經濟的真面目,                           

未來的世界趨勢,

都隱藏在這些零碎的新聞中,

大家要學著如何將它們拼湊起來。

 

或許有人會問:

「我怎麼知道哪個新聞是真的?是重要的?」

Fred會說:

「凡是有數據、引證的新聞比較可靠;

而『某某某的看法』就要打折扣。」

例如以下的新聞為例,

這是一篇調查研究之後所得到的預計數據,

而非一些政治人物「空口喊」出來的看法。

 

其實報紙上每天的蛋、肉價也都很重要,

你,有錢人陰謀下的卒子,

有在注意這些重要的指標嗎?

 

報告指出:美國各州市

打算裁掉五十萬就業機會

U.S. Cities, Counties Poised to Cut

500,000 Jobs, Report Finds

n 由於聯邦政府刪除補助預算,
以及不動產稅收金額減少,
美國當地政府可能要減少五十萬個工作機會。

By William Selway - Jul 28, 2010 12:36 AM GMT+0800 Tue Jul 27 16:36:22 UTC 2010

A job seeker waits on hold while calling for unemployment insurance at a Nevada JobConnect career center in Las Vegas. Photographer: Ronda Churchill/Bloomberg

U.S. local governments may cut almost 500,000 jobs through next year to cope with sliding property taxes, a decline in state and federal aid and added need for social services, according to a report released today.

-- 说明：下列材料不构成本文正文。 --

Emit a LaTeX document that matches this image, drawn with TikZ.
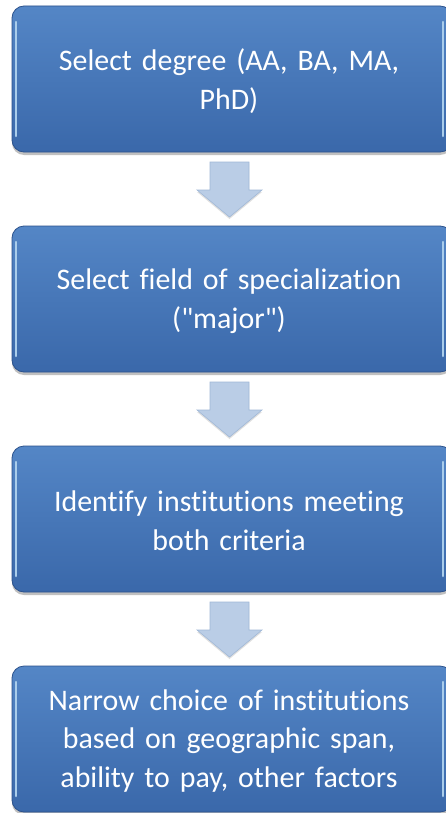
\documentclass[tikz,border=0pt]{standalone}
\usepackage{fontspec}
\newfontfamily\boxfont{Carlito}[Ligatures=NoCommon]
\usetikzlibrary{shadows}
\definecolor{boxtop}{RGB}{84,134,198}
\definecolor{boxbot}{RGB}{58,104,170}
\definecolor{boxedge}{RGB}{44,82,140}
\definecolor{bevel}{RGB}{170,205,235}
\definecolor{arrowfill}{RGB}{186,205,230}
\definecolor{arrowedge}{RGB}{160,184,215}
\tikzset{
  stepbox/.style={rounded corners=12bp, top color=boxtop, bottom color=boxbot,
    draw=boxedge, line width=0.8bp,
    drop shadow={shadow xshift=0bp, shadow yshift=-3bp, opacity=0.35, fill=black!70}},
  steptext/.style={text=white, align=center, font=\boxfont\fontsize{30}{39}\selectfont,
    text width=420bp, inner sep=0pt},
  downarrow/.style={fill=arrowfill, draw=arrowedge, line width=0.6bp,
    drop shadow={shadow xshift=0bp, shadow yshift=-2bp, opacity=0.25}},
}
\begin{document}
\begin{tikzpicture}[x=1bp,y=-1bp]
\useasboundingbox (0,0) rectangle (446,813);
\fill[white] (0,0) rectangle (446,813);
% four process boxes, pitch 220
\foreach \i/\t in {0/{Select degree (AA, BA, MA,\\PhD)},
                   1/{Select field of specialization\\("major")},
                   2/{Identify institutions meeting\\both criteria},
                   3/{Narrow choice of institutions\\based on geographic span,\\ability to pay, other factors}}{
  \pgfmathsetmacro{\yt}{6+220*\i}
  \pgfmathsetmacro{\yb}{\yt+146}
  \path[stepbox] (12,\yt) rectangle (452,\yb);
  % bevel highlights on the side edges
  \draw[bevel, line width=2.5bp, line cap=round] (16,\yt+16) -- (16,\yb-16);
  \draw[bevel, line width=2.5bp, line cap=round] (443,\yt+16) -- (443,\yb-16);
  \node[steptext] (b\i) at (229,\yt+75) {\t};
}
% block arrows between boxes
\foreach \i in {0,1,2}{
  \pgfmathsetmacro{\ya}{162+220*\i}
  \path[downarrow] (210,\ya) -- (249,\ya) -- (249,\ya+28) -- (262,\ya+28)
     -- (229.5,\ya+55) -- (197,\ya+28) -- (210,\ya+28) -- cycle;
}
\end{tikzpicture}
\end{document}
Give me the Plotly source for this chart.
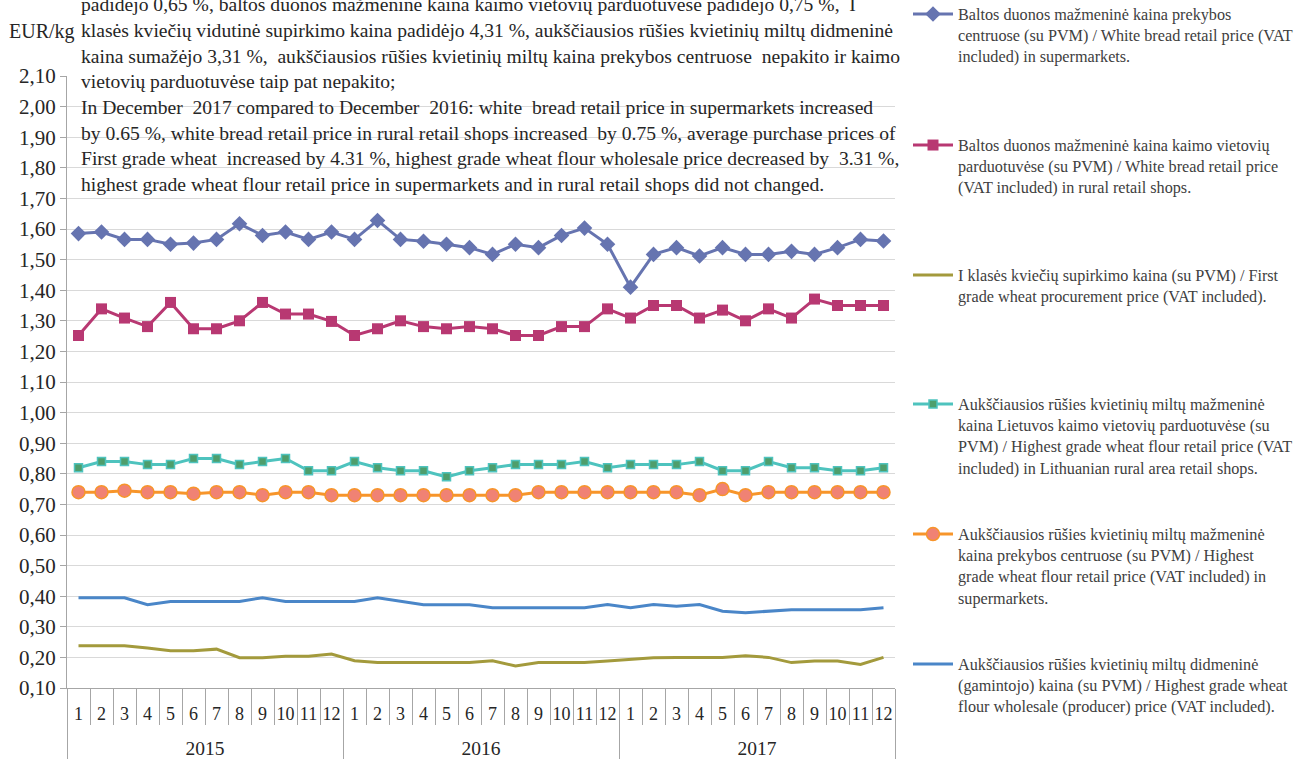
import plotly.graph_objects as go

years = ["2015"] * 12 + ["2016"] * 12 + ["2017"] * 12
months = ["1", "2", "3", "4", "5", "6", "7", "8", "9", "10", "11", "12"] * 3
year_labels = ["2015", "2016", "2017"]

bread_super = [1.585, 1.59, 1.566, 1.566, 1.55, 1.554, 1.566, 1.617, 1.579, 1.59, 1.566, 1.59,
               1.566, 1.628, 1.566, 1.56, 1.55, 1.539, 1.517, 1.55, 1.539, 1.579, 1.603, 1.55,
               1.41, 1.517, 1.539, 1.512, 1.539, 1.517, 1.517, 1.527, 1.517, 1.539, 1.566, 1.561]

bread_rural = [1.252, 1.339, 1.309, 1.281, 1.36, 1.274, 1.274, 1.30, 1.36, 1.322, 1.322, 1.298,
               1.252, 1.274, 1.30, 1.281, 1.274, 1.281, 1.274, 1.252, 1.252, 1.281, 1.281, 1.339,
               1.309, 1.35, 1.35, 1.309, 1.335, 1.30, 1.339, 1.309, 1.371, 1.35, 1.35, 1.35]

wheat_proc = [0.238, 0.238, 0.238, 0.231, 0.222, 0.222, 0.227, 0.199, 0.199, 0.204, 0.204, 0.211,
              0.189, 0.183, 0.183, 0.183, 0.183, 0.183, 0.189, 0.172, 0.183, 0.183, 0.183, 0.188,
              0.194, 0.199, 0.20, 0.20, 0.20, 0.205, 0.20, 0.183, 0.188, 0.188, 0.177, 0.20]

flour_rural = [0.82, 0.84, 0.84, 0.83, 0.83, 0.85, 0.85, 0.83, 0.84, 0.85, 0.81, 0.81,
               0.84, 0.82, 0.81, 0.81, 0.79, 0.81, 0.82, 0.83, 0.83, 0.83, 0.84, 0.82,
               0.83, 0.83, 0.83, 0.84, 0.81, 0.81, 0.84, 0.82, 0.82, 0.81, 0.81, 0.82]

flour_super = [0.74, 0.74, 0.745, 0.74, 0.74, 0.735, 0.74, 0.74, 0.73, 0.74, 0.74, 0.73,
               0.73, 0.73, 0.73, 0.73, 0.73, 0.73, 0.73, 0.73, 0.74, 0.74, 0.74, 0.74,
               0.74, 0.74, 0.74, 0.73, 0.75, 0.73, 0.74, 0.74, 0.74, 0.74, 0.74, 0.74]

flour_wholesale = [0.395, 0.395, 0.395, 0.372, 0.383, 0.383, 0.383, 0.383, 0.395, 0.383, 0.383, 0.383,
                   0.383, 0.395, 0.384, 0.372, 0.372, 0.372, 0.362, 0.362, 0.362, 0.362, 0.362, 0.373,
                   0.362, 0.373, 0.367, 0.373, 0.351, 0.346, 0.351, 0.356, 0.356, 0.356, 0.356, 0.362]

names = [
    "Baltos duonos mažmeninė kaina prekybos<br>centruose (su PVM) / White bread retail price (VAT<br>included) in supermarkets.",
    "Baltos duonos mažmeninė kaina kaimo vietovių<br>parduotuvėse (su PVM) / White bread retail price<br>(VAT included) in rural retail shops.",
    "I klasės kviečių supirkimo kaina (su PVM) / First<br>grade wheat procurement price (VAT included).",
    "Aukščiausios rūšies kvietinių miltų mažmeninė<br>kaina Lietuvos kaimo vietovių parduotuvėse (su<br>PVM) / Highest grade wheat flour retail price (VAT<br>included) in Lithuanian rural area retail shops.",
    "Aukščiausios rūšies kvietinių miltų mažmeninė<br>kaina prekybos centruose (su PVM) / Highest<br>grade wheat flour retail price (VAT included) in<br>supermarkets.",
    "Aukščiausios rūšies kvietinių miltų didmeninė<br>(gamintojo) kaina (su PVM) / Highest grade wheat<br>flour wholesale (producer) price (VAT included).",
]

text_lines = [
    "padidėjo 0,65 %, baltos duonos mažmeninė kaina kaimo vietovių parduotuvėse padidėjo 0,75 %,  I",
    "klasės kviečių vidutinė supirkimo kaina padidėjo 4,31 %, aukščiausios rūšies kvietinių miltų didmeninė",
    "kaina sumažėjo 3,31 %,  aukščiausios rūšies kvietinių miltų kaina prekybos centruose  nepakito ir kaimo",
    "vietovių parduotuvėse taip pat nepakito;",
    "In December  2017 compared to December  2016: white  bread retail price in supermarkets increased",
    "by 0.65 %, white bread retail price in rural retail shops increased  by 0.75 %, average purchase prices of",
    "First grade wheat  increased by 4.31 %, highest grade wheat flour wholesale price decreased by  3.31 %,",
    "highest grade wheat flour retail price in supermarkets and in rural retail shops did not changed.",
]

FONT = "Times New Roman, Liberation Serif, DejaVu Serif, serif"
TXT = "#262626"
GRAY = "#A6A6A6"

# category keys (one per month); the labels shown are the month numbers
cats = [y + "-" + m for y, m in zip(years, months)]
n = len(cats)
# month boundaries and year boundaries / centres in category-index units
month_bounds = [i - 0.5 for i in range(n + 1)]
year_bounds = [-0.5] + [i + 0.5 for i in range(n - 1) if years[i] != years[i + 1]] + [n - 0.5]
year_centres = [(a + b) / 2 for a, b in zip(year_bounds[:-1], year_bounds[1:])]

fig = go.Figure()
fig.add_trace(go.Scatter(x=cats, y=bread_super, name=names[0], mode="lines+markers",
                         line=dict(color="#6674B0", width=3),
                         marker=dict(symbol="diamond", size=12, color="#6674B0"),
                         legend="legend"))
fig.add_trace(go.Scatter(x=cats, y=bread_rural, name=names[1], mode="lines+markers",
                         line=dict(color="#B83872", width=3),
                         marker=dict(symbol="square", size=11, color="#B83872"),
                         legend="legend2"))
fig.add_trace(go.Scatter(x=cats, y=wheat_proc, name=names[2], mode="lines",
                         line=dict(color="#A39A3C", width=3),
                         legend="legend3"))
fig.add_trace(go.Scatter(x=cats, y=flour_rural, name=names[3], mode="lines+markers",
                         line=dict(color="#4EC3BE", width=3),
                         marker=dict(symbol="square", size=8, color="#4E9E6C",
                                     line=dict(color="#4EC3BE", width=1.5)),
                         legend="legend4"))
fig.add_trace(go.Scatter(x=cats, y=flour_super, name=names[4], mode="lines+markers",
                         line=dict(color="#F7952A", width=3),
                         marker=dict(symbol="circle", size=13, color="#F08274",
                                     line=dict(color="#F7952A", width=1.5)),
                         legend="legend5"))
fig.add_trace(go.Scatter(x=cats, y=flour_wholesale, name=names[5], mode="lines",
                         line=dict(color="#4A86C8", width=3),
                         legend="legend6"))

# empty helper traces so that the overlaid decoration axes (month/year dividers, year labels) are drawn
for ax in ["x2", "x3", "x4"]:
    fig.add_trace(go.Scatter(x=[], y=[], xaxis=ax, yaxis="y", mode="lines",
                             showlegend=False, hoverinfo="skip"))

L, R, T, B = 67, 895, 76, 688
PW, PH = R - L, B - T


def px_x(p):
    return (p - L) / PW


def px_y(p):
    return (B - p) / PH


legend_tops = [-3, 128, 258, 387, 517, 647]
legend_keys = ["legend", "legend2", "legend3", "legend4", "legend5", "legend6"]
leg_layout = {}
for key, top in zip(legend_keys, legend_tops):
    leg_layout[key] = dict(x=px_x(908), xanchor="left", y=px_y(top), yanchor="top",
                           font=dict(family=FONT, size=16.2, color="#404040"),
                           bgcolor="rgba(0,0,0,0)", valign="top", itemwidth=40,
                           tracegroupgap=0)

annotations = []
line_y0, line_dy = 5, 25.6
for i, t in enumerate(text_lines):
    annotations.append(dict(text=t, xref="paper", yref="paper", x=px_x(79), xanchor="left",
                            y=px_y(line_y0 + i * line_dy), yanchor="middle", showarrow=False,
                            font=dict(family=FONT, size=19.6, color=TXT)))
annotations.append(dict(text="EUR/kg", xref="paper", yref="paper", x=px_x(7), xanchor="left",
                        y=px_y(31), yanchor="middle", showarrow=False,
                        font=dict(family=FONT, size=20, color=TXT)))

rng = [-0.5, n - 0.5]

fig.update_layout(
    width=1300, height=759,
    margin=dict(l=L, r=1300 - R, t=T, b=759 - B, autoexpand=False),
    paper_bgcolor="white", plot_bgcolor="white",
    separators=",.",
    font=dict(family=FONT, color=TXT),
    showlegend=True,
    annotations=annotations,
    xaxis=dict(type="category", range=rng, automargin=False, showgrid=False, zeroline=False,
               showline=True, linecolor=GRAY, linewidth=1,
               tickmode="array", tickvals=cats, ticktext=months, tickangle=0,
               ticks="", ticklabelstandoff=9,
               tickfont=dict(family=FONT, size=18, color=TXT)),
    xaxis2=dict(type="linear", overlaying="x", anchor="y", side="bottom", range=rng,
                automargin=False, showgrid=False, zeroline=False, showline=False,
                tickmode="array", tickvals=month_bounds, ticktext=[""] * len(month_bounds),
                ticks="outside", ticklen=36, tickcolor=GRAY, tickwidth=1),
    xaxis3=dict(type="linear", overlaying="x", anchor="y", side="bottom", range=rng,
                automargin=False, showgrid=False, zeroline=False, showline=False,
                tickmode="array", tickvals=year_bounds, ticktext=[""] * len(year_bounds),
                ticks="outside", ticklen=75, tickcolor=GRAY, tickwidth=1),
    xaxis4=dict(type="linear", overlaying="x", anchor="y", side="bottom", range=rng,
                automargin=False, showgrid=False, zeroline=False, showline=False,
                tickmode="array", tickvals=year_centres, ticktext=year_labels, tickangle=0,
                ticks="", ticklabelstandoff=46,
                tickfont=dict(family=FONT, size=19.5, color=TXT)),
    yaxis=dict(range=[0.1, 2.1], tick0=0.1, dtick=0.1, tickformat=".2f",
               showgrid=True, gridcolor="#D9D9D9", gridwidth=1.3,
               showline=True, linecolor=GRAY, linewidth=1,
               ticks="outside", ticklen=6, tickcolor=GRAY, automargin=False,
               zeroline=False, tickfont=dict(family=FONT, size=21, color=TXT)),
    **leg_layout,
)

fig.write_html("out.html", config={"displayModeBar": False},
               post_script="document.body.style.margin='0';")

The report, a result of a survey by the National League of Cities, the U.S. Conference of Mayors and the National Association of Counties, showed local governments are moving to cut the equivalent of 8.6 percent of their workforces from 2009 to 2011. That suggests 481,000 employees will lose their jobs, according to the report, which said the tally may yet rise.

“Local governments across the country are now facing the combined impact of decreased tax revenues, a falloff in state and federal aid and increased demand for social services,” said the study, which was released in Washington today.

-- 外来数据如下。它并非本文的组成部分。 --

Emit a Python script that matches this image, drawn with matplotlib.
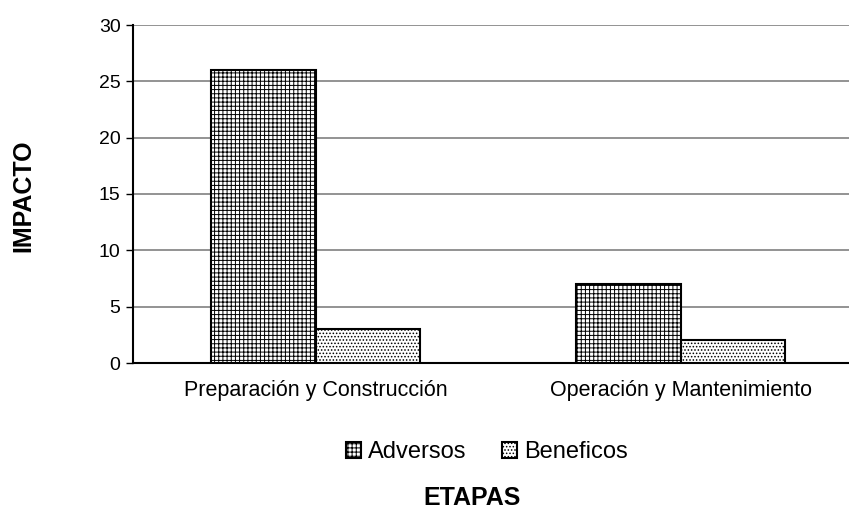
import matplotlib.pyplot as plt
import numpy as np

plt.rcParams['font.family'] = ['Liberation Sans', 'DejaVu Sans']
plt.rcParams['hatch.linewidth'] = 0.7

etapas = ['Preparación y Construcción', 'Operación y Mantenimiento']
adversos = [26, 7]
beneficos = [3, 2]

W, H = 849, 512
fig = plt.figure(figsize=(W / 100, H / 100), dpi=100)
ax = fig.add_axes([133 / W, 1 - 363 / H, (849 - 133) / W, (363 - 25) / H])

x = np.arange(len(etapas))
bw = 0.286
ax.bar(x - bw / 2, adversos, bw, color='white', edgecolor='black', hatch='++++',
       linewidth=1.5, label='Adversos', zorder=3)
ax.bar(x + bw / 2, beneficos, bw, color='white', edgecolor='black', hatch='.....',
       linewidth=1.5, label='Beneficos', zorder=3)

ax.set_xlim(-0.5, 1.5 - 14 / 364)
ax.set_ylim(0, 30)
ax.set_yticks(range(0, 31, 5))
ax.yaxis.grid(True, color='#808080', linewidth=1.2, zorder=0)
ax.set_xticks(x)
ax.set_xticklabels(etapas, fontsize=15.5)
ax.tick_params(axis='x', length=0, pad=12)
ax.tick_params(axis='y', labelsize=14, length=5, width=1, direction='out', pad=4)
for s in ['top', 'right']:
    ax.spines[s].set_visible(False)
ax.spines['left'].set_linewidth(1.5)
ax.spines['bottom'].set_linewidth(1.5)

fig.text(23 / W, 1 - 196 / H, 'IMPACTO', rotation=90, ha='center', va='center',
         fontsize=18, fontweight='bold')
fig.text(472 / W, 1 - 498 / H, 'ETAPAS', ha='center', va='center',
         fontsize=18, fontweight='bold')

leg = fig.legend(loc='center', bbox_to_anchor=(487 / W, 1 - 452 / H), ncol=2,
                 frameon=False, fontsize=17, handlelength=0.65, handleheight=0.65,
                 handletextpad=0.3, columnspacing=1.5)

fig.savefig('out.png', dpi=100)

While a separate report by the National Conference of State Legislatures today said U.S. state revenue is recovering from the drop in tax collections caused by the 2007 recession and the slow pace of job growth since, the greatest blow to local governments will be felt from now through 2012, the local groups said.

They called on Congress to pass a bill that would provide $75 billion in the next two years to local governments and community-based groups to stoke job growth and forestall deeper cuts.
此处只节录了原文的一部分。